When my Matt died in 1989, he was pissed, bitter and agnostic. He wanted no serious service because he believed in nothing. His sport and spirit was appalling and at times sinister, and yet he was dying. Fuss and correction seemed out of place, at least for me. His mother betrayed him and I don’t blame her for a second. She got that hug in a memorial by his favorite tree that I will never get. Perhaps it was manufactured, but for that moment—maybe for just a split second—it was likely very real. And God, I have waited, wanted and mourned for that moment now for over two decades. Do we love more in death?

The other night I was invited to the opening of Rockwell in Los Feliz. Chris Diamond and Wayne Elias have been my friends for 20 years. They moved from Mark's Restaurant and opened this magnificent space at 1714 N. Vermont. For those old enough to remember the past, on a Sunday, I believe it will be the new Greg’s Blue Dot. This spot is rocking. They have created a marvelous environment, and it will be successful beyond belief.

Chris and I have had a rough go of it over the years. We had a mutual friend who became a prick and we both felt betrayed and chose sides. So dumb, but it all seemed right at the moment. Wayne is a dear friend of an ex of mine and has always been wonderful and solid. Yet I do know in my heart I have always truly loved them both. A couple of years ago Chris was a blessing and a saint to my dear friend Ron Wanless. Ron was dying. I guess I knew it, but I never accepted it. I just couldn’t do it again. Chris did my boy right—he was a champ. Ron lived in Chris’ home and as he failed, Chris ramped up. Ron lived a miserable death, and I cried every day during that moment in time.

After Ron died, I gave my 78th eulogy. Then I waited and waited, and I never got the sign. He never told me he was okay. Then Chris wrote me a missive a few days ago about the Rockwell party. He said, “I do believe the miserable whore Wanless creature sits on the top of the coral tree in the middle of the patio.” I laughed and I cried. I still have not recovered. I just giggle at the thought.

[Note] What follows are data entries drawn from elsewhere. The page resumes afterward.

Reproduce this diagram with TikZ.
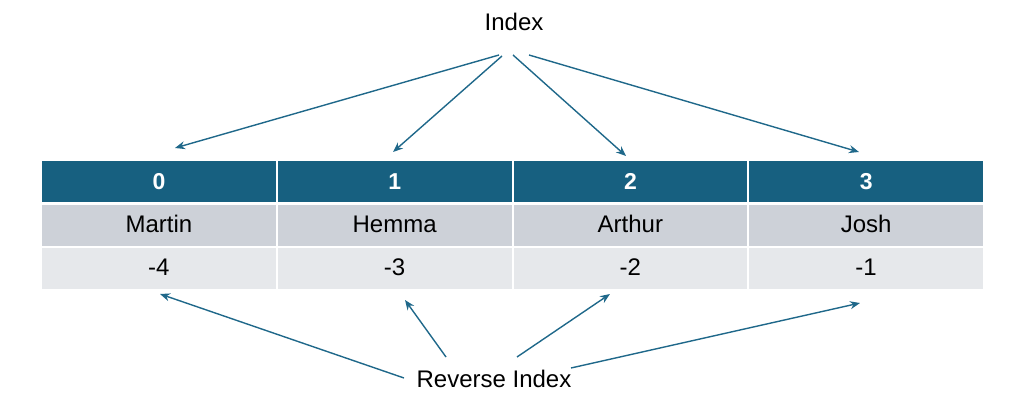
\documentclass[tikz,border=0pt]{standalone}
\usepackage{fontspec}
\setmainfont{Liberation Sans}
\usetikzlibrary{arrows.meta}
\definecolor{hdblue}{RGB}{23,96,128}
\definecolor{rowgray}{RGB}{205,209,216}
\definecolor{rowlight}{RGB}{230,232,235}
\definecolor{arrowblue}{RGB}{31,104,138}
\begin{document}
\begin{tikzpicture}[x=1pt, y=-1pt, >={Stealth[length=10pt,width=8pt]},
    cell/.style={rectangle, minimum width=233.75pt, minimum height=41pt, inner sep=0pt, text height=17pt, text depth=3pt, font=\fontsize{24}{28}\selectfont},
    hdcell/.style={cell, fill=hdblue, text=white, text height=16pt, text depth=0pt, font=\fontsize{23}{27}\selectfont\bfseries},
    label/.style={font=\fontsize{24}{28}\selectfont, inner sep=0pt},
    link/.style={->, draw=arrowblue, line width=1.4pt}]
    \useasboundingbox (0,0) rectangle (1022,406);

    % table of names, one column per entry
    \foreach \name/\rev [count=\i from 0] in {Martin/-4,Hemma/-3,Arthur/-2,Josh/-1}{
        \node[hdcell] (h\i) at (158.9+235.75*\i,181.5) {\i};
        \node[cell, fill=rowgray] (n\i) at (158.9+235.75*\i,225.5) {\name};
        \node[cell, fill=rowlight] (r\i) at (158.9+235.75*\i,268) {\rev};
    }

    \node[label] (idx) at (514,22) {Index};
    \node[label] (rev) at (494,379) {Reverse Index};

    % arrow ends
    \coordinate (s0) at (499,55);  \coordinate (t0) at (175,148);
    \coordinate (s1) at (502,56);  \coordinate (t1) at (393,152);
    \coordinate (s2) at (513,55);  \coordinate (t2) at (626,156);
    \coordinate (s3) at (529,55);  \coordinate (t3) at (859,152);
    \coordinate (u0) at (404,378); \coordinate (b0) at (160,294);
    \coordinate (u1) at (446,357); \coordinate (b1) at (405,300);
    \coordinate (u2) at (517,357); \coordinate (b2) at (610,294);
    \coordinate (u3) at (571,368); \coordinate (b3) at (860,303);

    \foreach \k in {0,...,3}{
        \draw[link] (s\k) -- (t\k);
        \draw[link] (u\k) -- (b\k);
    }
\end{tikzpicture}
\end{document}
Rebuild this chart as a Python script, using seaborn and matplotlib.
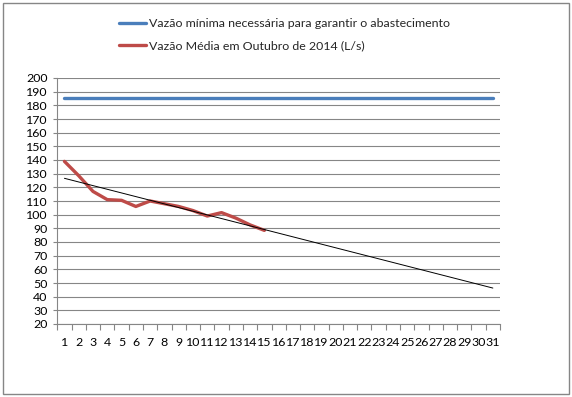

That is how Ron creatively and with amazing artistic flare always spoke to us. We were creatures and whores. His take, his mettle and his demeanor were all in the genuine spirit of fun and frolic. Ron is perched in Chris and Wayne’s tree. I have my sign. My sweet, sweet boy gave me a sign—the sign. I’m headed back to Rockwell for a drink. A drink with an old friend.

I attended councilman and former mayor John Duran’s birthday party the other night at Hollywood Forever Cemetery. John is a class act and extremely nice. His friends threw a swell bash. Geez, John has maybe given more eulogies than me. I do hope he gets the sign.